Why Outsourcing Software Development Fails Most Startups
Why Outsourcing Software Development Fails Most Startups

Why Outsourcing Software Development Fails Most Startups

Most founders who've been burned by an agency tell the same story. The timeline slipped, but not catastrophically. The deliverables were hit, more or less. The handoff happened. And then they were left holding a product they didn't fully understand, built on decisions they weren't consulted on, by people who had already moved on to the next contract. That's not a horror story. That's the outsourcing model working exactly as designed.

What an outsourced team actually optimizes for

An outsourced development team gets paid to close scope. That's the job. Deliver what was specified, on time, within budget. Sign off, collect the invoice, move to the next engagement.

That incentive structure is internally consistent. The problem is it's completely misaligned with what a founder actually needs.

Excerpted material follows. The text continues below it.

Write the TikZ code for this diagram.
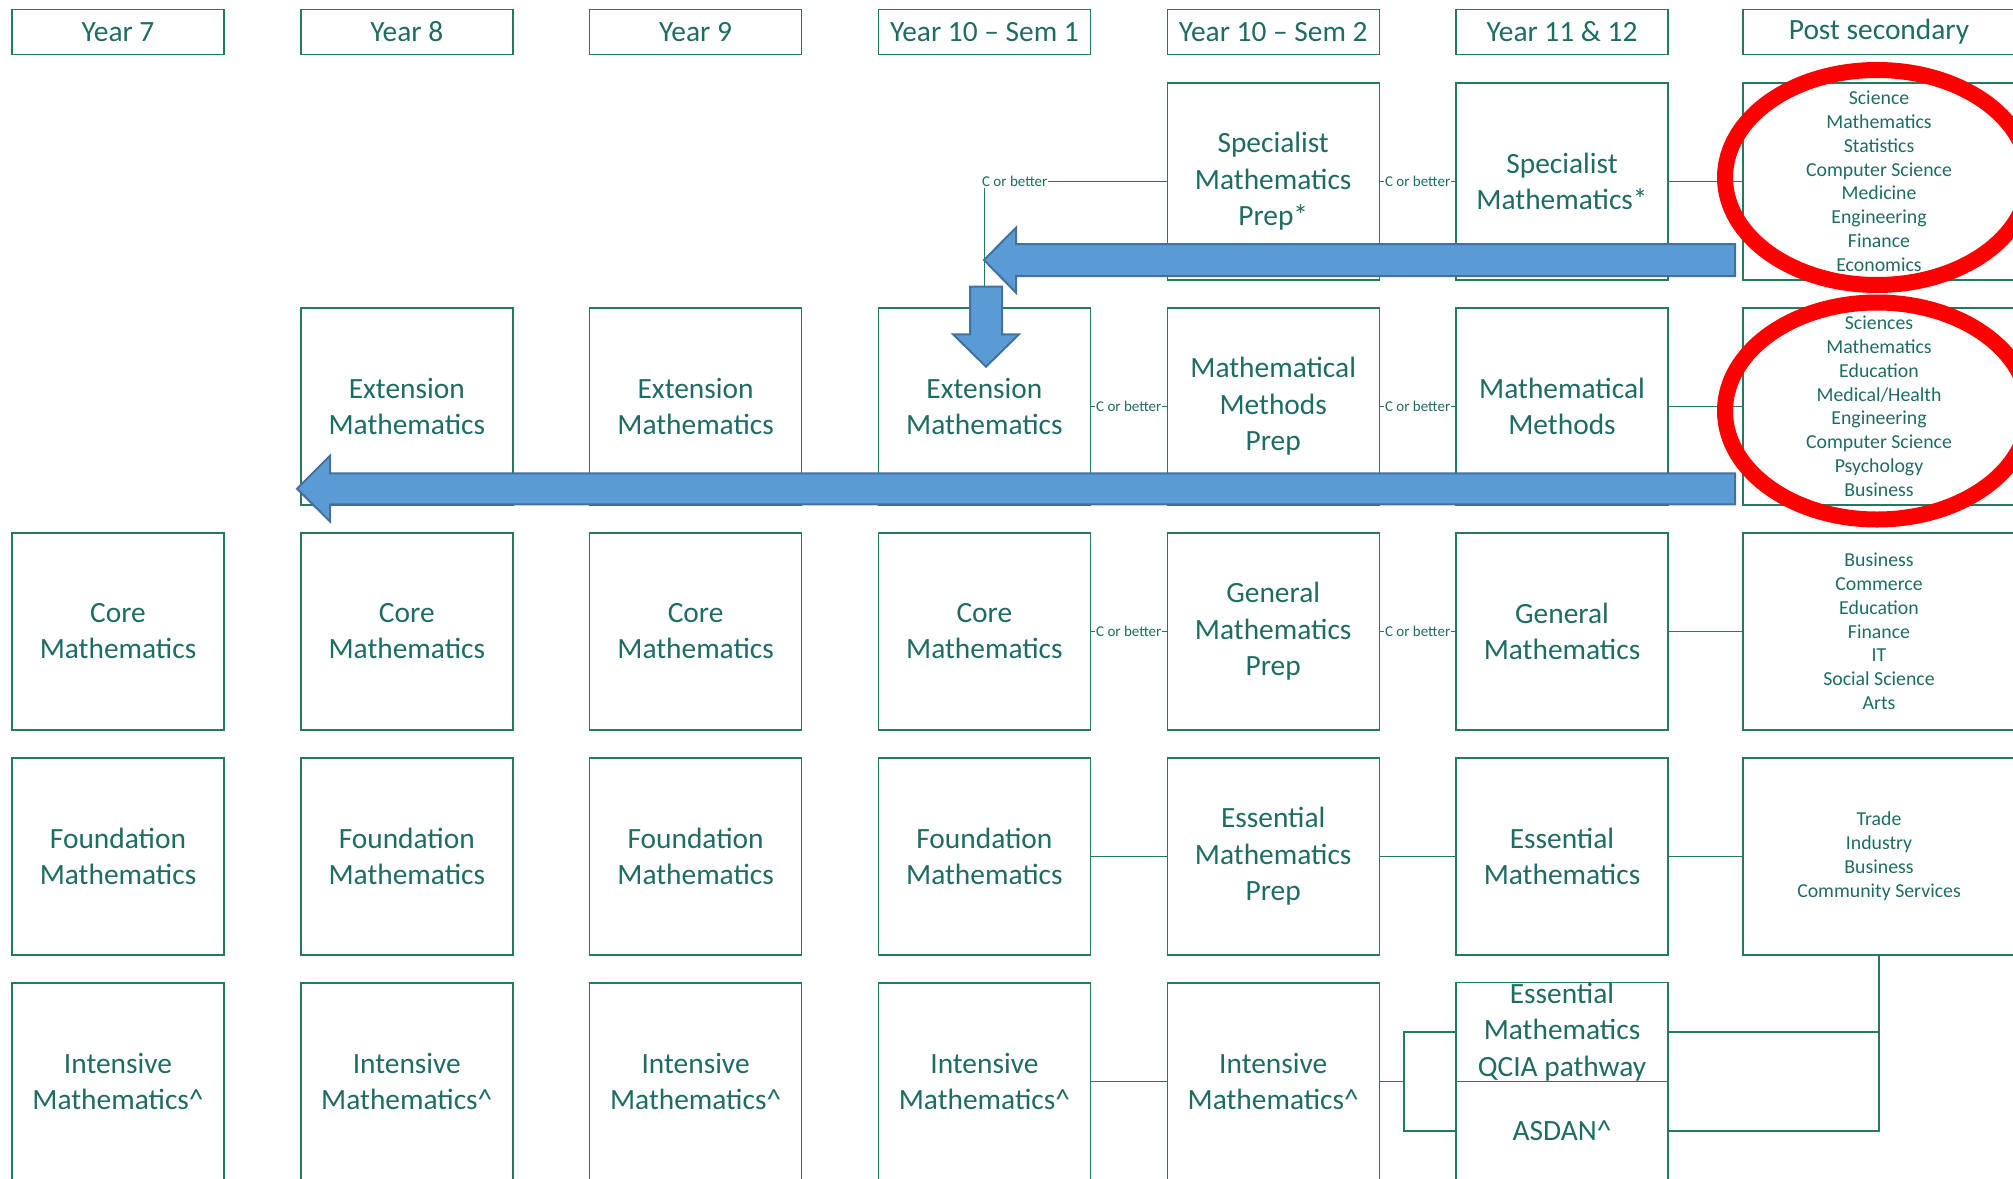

A founder needs someone who'll tell them when the scope is wrong. Who'll flag that the architecture they're asking for won't survive their growth projections. Who'll push back when a feature request solves the wrong problem. None of that is in the contract. None of that gets invoiced. An outsourced team that does those things is eating into their own margin to do work they weren't hired for.

So they don't. They build what you ask. Which is exactly the problem.

The three ways it breaks

The failure mode everyone talks about — timezone gaps, communication overhead, lack of context — is real but secondary. The deeper structural failures happen regardless of how well-coordinated the engagement is.

They build what you ask, not what you need. A non-technical founder with a half-formed product idea is not well-positioned to write a perfect spec. They don't know what they don't know. A partner who's genuinely invested in the outcome will challenge the spec. A vendor who's on the clock won't.

The knowledge walks out the door. Six months into an outsourced engagement, the developers working on your product understand it better than you do. They know why certain decisions were made, what was tried and abandoned, where the bodies are buried. When the engagement ends, all of that context leaves with them. What you're left with is code that works and documentation that, if it exists at all, describes what was built but not why.

The incentive to ship beats the incentive to build well. Deadline pressure and fixed-fee engagements create a quiet incentive to cut corners. Not to defraud you — to survive. A complex problem that could be solved cleanly in two weeks or roughly in three days will often get solved roughly. You won't know until the next person inherits it.

When outsourcing actually works

None of this applies to narrow, well-defined, execution-only work. A specific API integration with a defined spec. A UI component where the requirements are complete. Work where the judgment has already been exercised and the task is genuine execution.

The mistake isn't using outsourced talent. It's applying the outsourcing model to work that requires ownership. Deciding what to build, how to architect it, what to prioritize, when to push back — that work requires someone who cares about the outcome beyond the invoice. When you outsource that, you're not buying development capacity. You're buying someone to make consequential decisions about your product with no stake in what happens next.

Who owns the outcome

The question isn't whether to outsource. It's who owns the result.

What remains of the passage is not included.